Taxes

Understand These Tax Breaks When Buying a Home

*Updated for tax season 2021 and 2022.

Buying a home can help lower your tax bill in certain circumstances. In fact, tax breaks for homeownership are a primary motivation for many people to buy their own homes.

To get the maximum tax benefit from your home purchase, it’s important to understand what options are available to you.

Here are some potential tax deductions for homeowners to keep in mind when purchasing a home.

Property tax deduction and mortgage interest deduction

Your house payment includes both interest and principal payments. You may also pay insurance and property tax payments to an escrow account managed by your mortgage holder. Your mortgage holder, in turn, pays your home insurance and property taxes when they’re due. When required, you may also pay other charges, like insurance premiums.

If you itemize your deductions, you can generally take a tax deduction for the home mortgage interest paid to your bank or another lender. Due to the Tax Cuts and Jobs Act, the amount you can deduct depends on when you bought your house. If you purchased your home after Dec. 15, 2017, you could deduct interest on the first $750,000 of your mortgage. Homeowners who bought houses or entered a binding written contract before that date can deduct interest paid on the first $1 million.

You can also deduct the property and real estate taxes you pay during the tax year. Again, you can only take this tax deduction if you itemize by using Schedule A. Filers can deduct up to $10,000 in property and income or sales tax on their returns for the current tax season. This can also apply to taxes paid on other property such as cars, RVs, boats, land, second homes, or vacation homes.

Private mortgage insurance premiums are deductible

Private mortgage insurance (PMI) is coverage your lender may require you to buy if you put less than a 20 percent down payment when purchasing your home. PMI protects the lender against your default. If you itemize and the insurance contract was issued after 2006, you can deduct your PMI.

Once your adjusted gross income (AGI) exceeds $100,000, the deduction starts to phase out ($50,000 for married filing separately). The phaseout requires you to subtract 10 percent from the total premium amount you paid for each $1,000 of your income that exceeds $100,000 (or $50,000 for married filing separately).
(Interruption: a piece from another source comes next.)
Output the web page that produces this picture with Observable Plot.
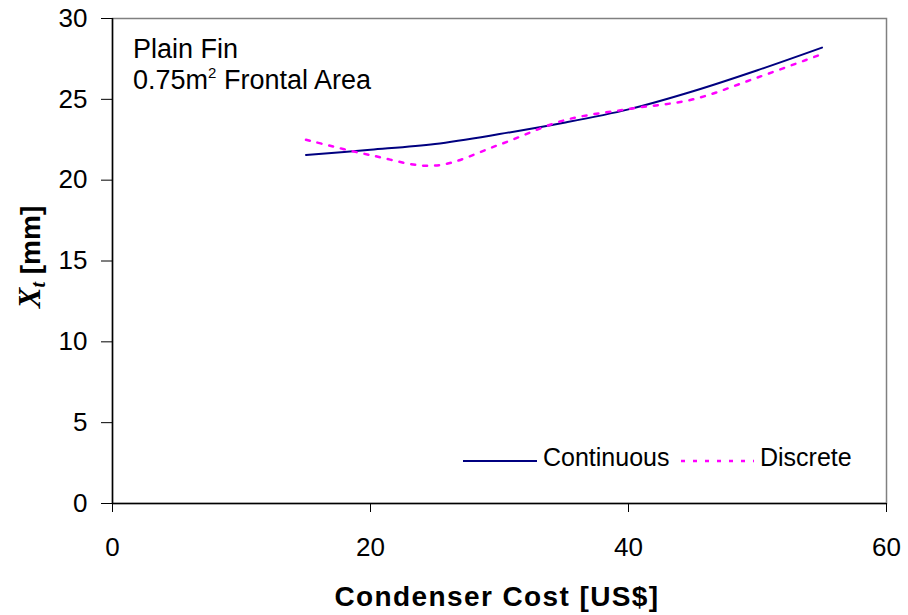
<!DOCTYPE html>
<html>
<head>
<meta charset="utf-8">
<script src="https://cdn.jsdelivr.net/npm/d3@7"></script>
<script src="https://cdn.jsdelivr.net/npm/@observablehq/plot@0.6"></script>
<style>
  html, body { margin: 0; padding: 0; background: #fff; }
  #chart { position: relative; width: 908px; height: 615px; }
  svg { font-family: "Liberation Sans", Arial, sans-serif; }
</style>
</head>
<body>
<div id="chart"></div>
<script>
// Condenser cost (US$) sampled for both optimisation approaches
const cost = [15, 20, 25, 30, 35, 40, 45, 50, 55];
// Tube pitch X_t (mm) from the continuous optimisation
const continuous = [21.56, 21.88, 22.24, 22.85, 23.55, 24.38, 25.5, 26.8, 28.2];
// Tube pitch X_t (mm) from the discrete optimisation
const discrete = [22.5, 21.55, 20.9, 22.2, 23.7, 24.4, 25.0, 26.35, 27.8];

const xTicks = [0, 20, 40, 60];
const yTicks = [0, 5, 10, 15, 20, 25, 30];

const seriesNames = ["Continuous", "Discrete"];
const seriesColors = ["#000080", "#ff00ff"];
const dotted = "4,8";

const rows = [];
cost.forEach((c, i) => {
  rows.push({cost: c, xt: continuous[i], series: seriesNames[0]});
  rows.push({cost: c, xt: discrete[i], series: seriesNames[1]});
});

const W = 908, H = 615;
const chart = Plot.plot({
  width: W,
  height: H,
  marginLeft: 112,
  marginRight: 22,
  marginTop: 18,
  marginBottom: 112,
  style: {fontFamily: "Liberation Sans, Arial, sans-serif", fontSize: "26px", background: "#fff", color: "#000"},
  x: {domain: [0, 60]},
  y: {domain: [0, 30]},
  marks: [
    Plot.frame({stroke: "#808080", strokeWidth: 1.5}),
    Plot.ruleX([0], {stroke: "#000", strokeWidth: 1.5}),
    Plot.ruleY([0], {stroke: "#000", strokeWidth: 1.5}),
    Plot.axisX({ticks: xTicks, tickSize: 9, tickPadding: 25, label: null, fontSize: 26}),
    Plot.axisY({ticks: yTicks, tickSize: 11, tickPadding: 14, label: null, fontSize: 26}),
    Plot.line(rows.filter(d => d.series === "Continuous"), {
      x: "cost", y: "xt", stroke: seriesColors[0], strokeWidth: 2, curve: "catmull-rom"
    }),
    Plot.line(rows.filter(d => d.series === "Discrete"), {
      x: "cost", y: "xt", stroke: seriesColors[1], strokeWidth: 2.5,
      strokeDasharray: dotted, curve: "catmull-rom"
    })
  ]
});
document.getElementById("chart").appendChild(chart);

const svg = d3.select(chart);

// Annotation in the upper-left corner
svg.append("text")
  .attr("x", 133).attr("y", 58)
  .attr("text-anchor", "start").attr("font-size", 27).attr("fill", "#000")
  .text("Plain Fin");
const l2 = svg.append("text")
  .attr("x", 133).attr("y", 89)
  .attr("text-anchor", "start").attr("font-size", 27).attr("fill", "#000");
l2.append("tspan").text("0.75m");
l2.append("tspan").attr("font-size", 15).attr("dy", -11).text("2");
l2.append("tspan").attr("dy", 11).text(" Frontal Area");

// X axis title
svg.append("text")
  .attr("x", 497).attr("y", 606)
  .attr("text-anchor", "middle")
  .attr("font-size", 28).attr("font-weight", "bold")
  .attr("letter-spacing", 1.4)
  .text("Condenser Cost [US$]");

// Y axis title: X_t [mm]
const yt = svg.append("text")
  .attr("transform", "translate(40,257) rotate(-90)")
  .attr("text-anchor", "middle")
  .attr("font-size", 28).attr("font-weight", "bold");
yt.append("tspan").attr("font-family", "Liberation Serif, Times New Roman, serif")
  .attr("font-style", "italic").attr("font-size", 31).text("X");
yt.append("tspan").attr("font-family", "Liberation Serif, Times New Roman, serif")
  .attr("font-style", "italic").attr("font-size", 20).attr("dy", 5).text("t");
yt.append("tspan").attr("dy", -5).text(" [mm]");

// Legend
const legend = svg.append("g");
const items = [
  {name: seriesNames[0], color: seriesColors[0], x0: 463, x1: 537, tx: 543, dash: null, width: 2},
  {name: seriesNames[1], color: seriesColors[1], x0: 681, x1: 754, tx: 760, dash: dotted, width: 2.5}
];
items.forEach(it => {
  legend.append("line")
    .attr("x1", it.x0).attr("x2", it.x1)
    .attr("y1", 461).attr("y2", 461)
    .attr("stroke", it.color).attr("stroke-width", it.width)
    .attr("stroke-dasharray", it.dash);
  legend.append("text")
    .attr("x", it.tx).attr("y", 466)
    .attr("text-anchor", "start")
    .attr("font-size", 25).attr("fill", "#000")
    .text(it.name);
});
</script>
</body>
</html>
The deduction is eliminated if your AGI is above $109,000 ($54,500 if married filing separately).

Remember, your total itemized deductions only benefit you if they are greater than the standard deduction. If you take the standard deduction when you file your return, you won’t be able to deduct your mortgage interest, property taxes, or PMI premiums.

For tax years 2021 and 2022, the standard deductions by filing status are:

Filing Status

2021 Standard Deduction

2022 Standard Deduction

Single

$12,550

$12,950

Head of household

$18,800

$19,400

Married filing jointly or qualifying widow(er) with dependent child

$25,100

$25,900

Married filing separately

$12,550

$12,950

Note: The standard deduction is higher if you are blind or at least 65 years of age.
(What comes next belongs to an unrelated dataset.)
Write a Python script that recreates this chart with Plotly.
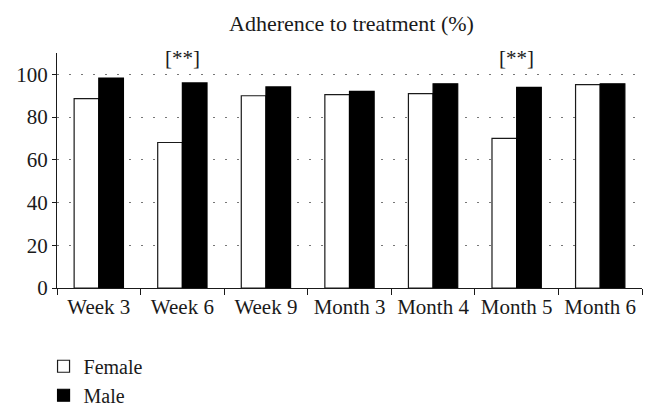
import plotly.graph_objects as go

categories = ["Week 3", "Week 6", "Week 9", "Month 3", "Month 4", "Month 5", "Month 6"]
female = [88.6, 68.1, 90.0, 90.5, 91.0, 70.0, 95.2]
male = [98.3, 96.0, 94.1, 92.0, 95.6, 93.9, 95.6]
significance = ["", "[**]", "", "", "", "[**]", ""]
yticks = [0, 20, 40, 60, 80, 100]

FONT = "Liberation Serif"
INK = "#1a1a1a"

fig = go.Figure()
fig.add_trace(go.Bar(x=categories, y=female, name="Female",
                     marker=dict(color="white", line=dict(color=INK, width=1.2))))
fig.add_trace(go.Bar(x=categories, y=male, name="Male",
                     marker=dict(color="black", line=dict(color="black", width=1.2))))

for c, s in zip(categories, significance):
    if s:
        fig.add_annotation(x=c, y=107.8, text=s, showarrow=False, yanchor="middle",
                           font=dict(family=FONT, size=21, color=INK))

fig.update_layout(
    width=657, height=417,
    paper_bgcolor="white", plot_bgcolor="white",
    margin=dict(l=57, r=15, t=53, b=129, autoexpand=False),
    barmode="group", bargap=0.41, bargroupgap=0,
    font=dict(family=FONT, size=21, color=INK),
    title=dict(text="Adherence to treatment (%)", x=0.535, xanchor="center",
               y=0.945, yanchor="middle", font=dict(family=FONT, size=22, color=INK)),
    showlegend=True,
    legend=dict(x=-0.023, xanchor="left", y=-0.25, yanchor="top",
                orientation="v", font=dict(family=FONT, size=20, color=INK),
                traceorder="normal", itemwidth=30),
    xaxis=dict(showline=True, linecolor=INK, linewidth=1.2, ticks="outside",
               tickson="boundaries", ticklen=6, tickcolor=INK, showgrid=False,
               tickfont=dict(family=FONT, size=21, color=INK)),
    yaxis=dict(range=[0, 110], tickvals=yticks, showline=True, linecolor=INK,
               linewidth=1.2, ticks="outside", ticklen=4, tickcolor=INK,
               showgrid=True, gridcolor="#777", griddash="2px,10px", gridwidth=1,
               zeroline=False, tickfont=dict(family=FONT, size=21, color=INK)),
)

fig.write_html("out.html", config={"displayModeBar": False},
               post_script="document.body.style.margin='0';document.body.style.overflow='hidden';")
Residential energy tax credit

Once you’re a homeowner, you have an opportunity to claim a tax credit if you install energy-saving home improvements such as solar panels, wind turbines, or geothermal heat systems. The residential energy tax credit is worth up to 26 percent of the installation cost.

Since this is a tax credit and not a deduction, it’s more valuable. While tax deductions reduce your taxable income, tax credits reduce your taxes dollar for dollar. Anyone who qualifies can take advantage of this tax credit, while the other home deductions we’ve discussed require itemizing your deductions on your income tax return.

Don’t overbuy a house to gain tax benefits for homeowners

No tax deductions justify buying a home significantly outside of your budget. A house is only a good investment if you can comfortably afford each month’s mortgage payments.

Make sure you buy a house you can afford without undue financial stress. Tax breaks aren’t a good reason to purchase a home, especially since most tax advantages are only beneficial if you itemize.

And don’t forget, the home purchase price is only part of it — make sure you also factor in any closing costs, moving expenses, property taxes, insurance, and home maintenance costs.

Consider all the reasons you want to buy a new home before you do it

Buying a home can be a great way to build equity and eventually own a property. Owning your house protects you from certain unpleasant circumstances such as a landlord raising your rent or selling your house out from under you.

Plus, the freedom that comes with homeownership makes any house feel more like a home. Paint that kitchen any color you want — you don’t need a landlord’s permission!

Still, owning a home isn’t all sunshine and rainbows. If a pricey appliance breaks down or your roof needs to be replaced, you’ll be on the hook to cover those costs.

The tax benefits of buying a house help tip the scales toward homeownership if you itemize, and a home is generally a good investment for your future. But ultimately, your unique financial situation will determine if it’s time to buy a house or keep renting.

While buying a home is often a great investment, be sure to consider all the economic and noneconomic reasons you want to buy a house before signing on the dotted line. The choice to purchase a home is one of the most important decisions of your financial life — make sure you know what you’re getting into!